そもそも家の建築技術レベルがどんどん上がっている中で、高気密高断熱技術が進みすぎて自然な通気がされることがほとんどと言っていいほどなくなりました。その結果建材などから出るホルムアルデヒドやトルエン、VOCなどの化学物質が外に逃げなくなり、人体に影響を与えることで、身体の不調を訴える人が多くなってきたため、このシックハウス法が施行されたのです。そしてこのシックハウス法施行以降、建物全体の空気を1時間当たり0.5回以上、外気の新鮮な空気と入れ替えることが義務付けられました。
▼シックハウスについての記事はこちら
「シックハウス症候群や化学物質過敏症の原因が増えている今健康に生きるために必要なこと」
「シックハウス症候群や化学物質過敏症の対処方法を考える」
健康のため、その名の通り24時間換気させ続けたほうがいいのですが、もうひとつ冬場に寒いからと24時間換気システムを止めてしまうと大変なことになってしまうことがあります。
それは「結露がスゴイ!」ということです。
窓や押入れなどが結露してしまう要因のひとつが「換気されていない」、または「換気していない」ために「空気の対流が起きずに、室内で発生した湿気が外に排出されない」ことによるものなのですが、その環境を自ら作ってしまうこととなってしまうのです。
これまで24時間換気システムを止めて結露が発生したというお客様のケースをいくつか見てきましたが、言い過ぎではないくらい水たまりができているかの如くビショビショになるのです。その結果カビが発生していまい、拭き取っても拭き取っても次から次へと結露してしまうこととなってしまうのです。
それらの恐れがあるため、私たちは寒くても24時間換気システムを止めないようにとみなさまにお伝えしているのです。

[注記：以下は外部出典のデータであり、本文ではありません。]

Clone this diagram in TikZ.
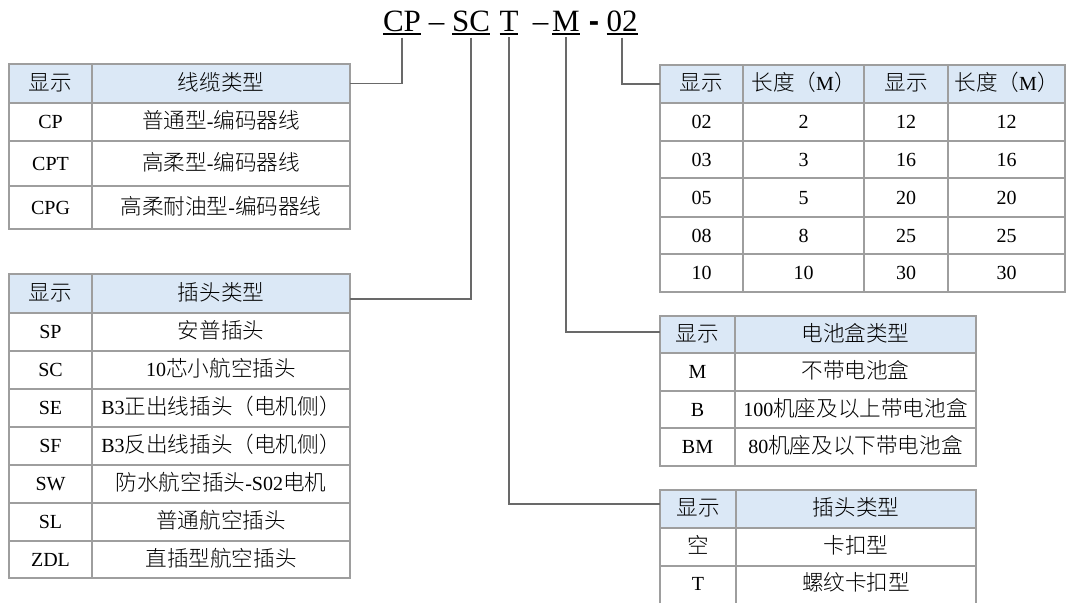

■ 24時間換気システムの寒気を、少しでも和らげるコツとは?
ここまで読んでいただいた方は「止めちゃいけないことはわかったけれども、寒いものは寒いのでどうにかならないのか!」と思うと思います。
改善方法をいくつかご紹介したいと思います。
吸気口の吸気量を調整する
吸気口を完全に閉めてしまうと、換気がされないので前述のような危険な状態になる可能性があります。ですが寒さにどうしても耐えられない場合、吸気量を調整できる場合もありますので、吸気量を調整してみましょう。
吸気口を変えてみる
吸気口にはいくつか種類があります。
例えばこんなの
とかこんなのもの
の場合、まっすぐ身体に当たってつらいということがあります。
そんな時は
このように吸気口の側面4方向から外気が出ていくタイプに切り替えてみると、直接風が身体に当たらないので少しは寒さが緩和されるかもしれません。
空気が排出される向きを変えてみる
それでも寒くてたまらない!という場合は、下記図のように厚紙などを使用して風の向きを変えてみると寒さが和らぎます。ぜひお試しください!
まとめ
いかがでしょうか。
今年は寒いので、例年以上にこの質問を多くいただきそうですが、今年も止めないでおきましょうとお伝えしていくこととなるでしょう。

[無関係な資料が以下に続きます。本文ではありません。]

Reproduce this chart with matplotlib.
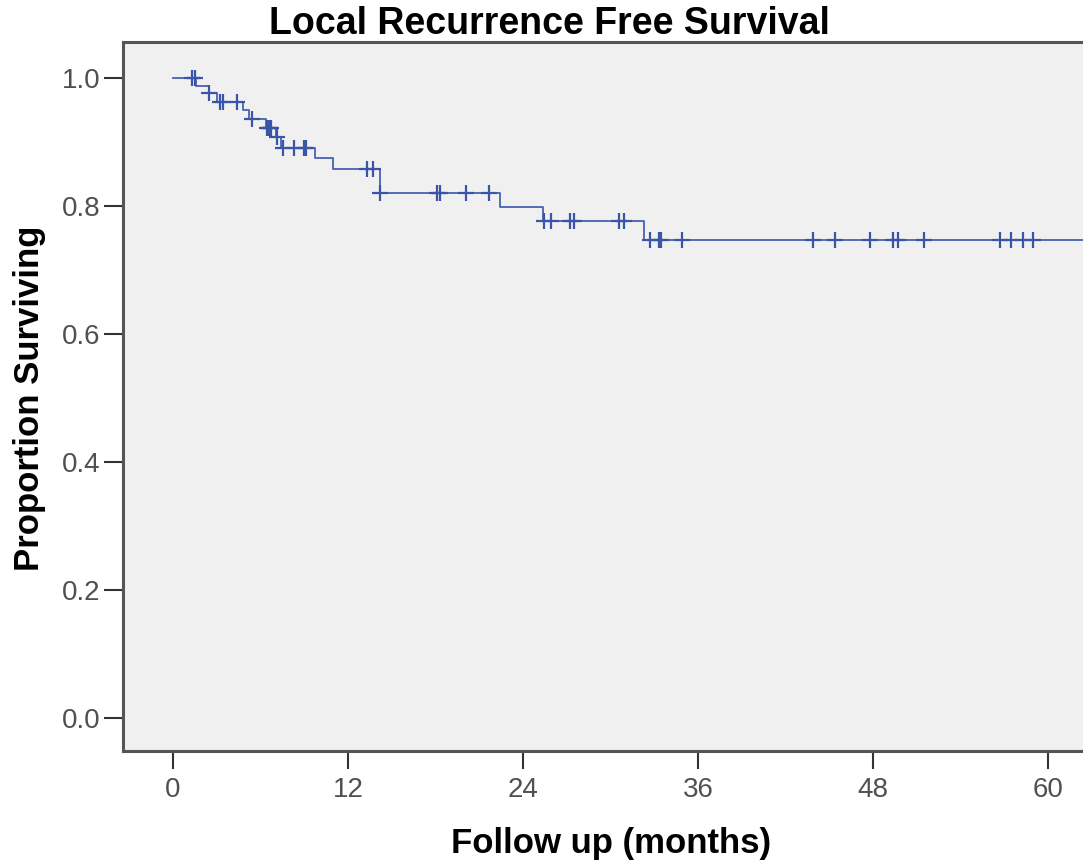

なぜなら、1日に人が口から体内に取り入れるものでもっとも多いのが「空気」です。
- 1日の呼吸回数・・・25,920回 (平均呼吸量18回/1分で計算)
- 1日の呼吸量・・・1万2960リットル (換気量500ml/回として)
- 1日の呼吸量を重さで換算・・・約16.8kg
となり、なんと1日の呼吸量は200リットルのドラム缶で65本分ともなるのです!
そしてそのうち「室内空気」が占める割合はなんと「約60%」となりますので、「室内空気」の綺麗さや新鮮さがどれほど重要か理解できるかと思います。ともすれば、24時間換気システムを止めてしまう(換気をしない)ことは、いかに良くないことだというのが分かるでしょう。
換気がされていないと室内に臭いがこもったり、湿度が高くなったり、ハウスダストが溜まります。小さいお子様やペットがいるご家庭では、喘息などの呼吸器に影響を与える可能性が高まります。もちろん室内の暖かさも重要ではありますが、「換気を止める」ことによって考えられる状況を把握しないままただ換気だけを止めてしまうのは、非常に危険なことなのです。
もちろん、お金をかければ寒くない24時間換気システムに変更することができるのですが、前述した方法を試したり、厚着をして過ごしたり、暖房をかけていきながら、今年の厳冬を一緒に乗り切っていきましょう!